Des résultats qui en valent la peine – La nécessité de maintenir ce type d’observations peut être difficile à démontrer auprès des managers, au regard du coût et de la complexité de leur organisation. Et il n’est pas facile de justifier un tel engagement et surtout son maintien quand l’organisation semble suffisamment sûre au vu de l’absence d’accidents réels, ce qui est un problème récurrent dans le domaine de la sûreté, où il paraît coûteux de s’engager dans des démarches exigeantes pour que des événements très improbables ne se produisent pas.
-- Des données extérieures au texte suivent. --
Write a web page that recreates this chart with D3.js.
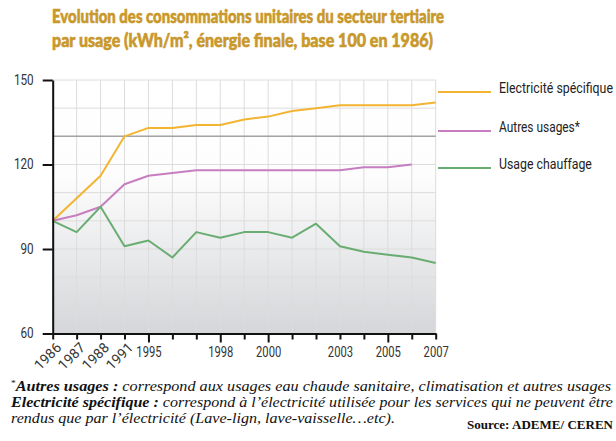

EDF a toujours beaucoup investi dans cette méthodologie des mises en situation, ce qui lui a permis de développer un savoir-faire reconnu dans les domaines de l’évaluation de la fiabilité humaine et de l’ergonomie de la conduite avec notamment la conception innovante d’interfaces informatisées pour la conduite des réacteurs nucléaires comme celle du futur réacteur EPR. Mais le résultat le moins apparent et peutêtre le plus bénéfique est la diffusion d’une culture du facteur humain pour la sûreté aussi bien du côté de l’exploitant via les opérateurs qui participent aux essais que des observateurs qui viennent de la R&D et de l’ingénierie. Les ingénieurs de conception des interfaces et des procédures prennent conscience des contraintes opératoires et de la différence entre prescriptions et réalité du travail d’opérateur. Pour les chercheurs, le champ de la compréhension de la sûreté de la conduite et de son évaluation reste ouvert et demeure un objet de recherche incontournable, multidisciplinaire, pointu et loin d’être complètement élucidé.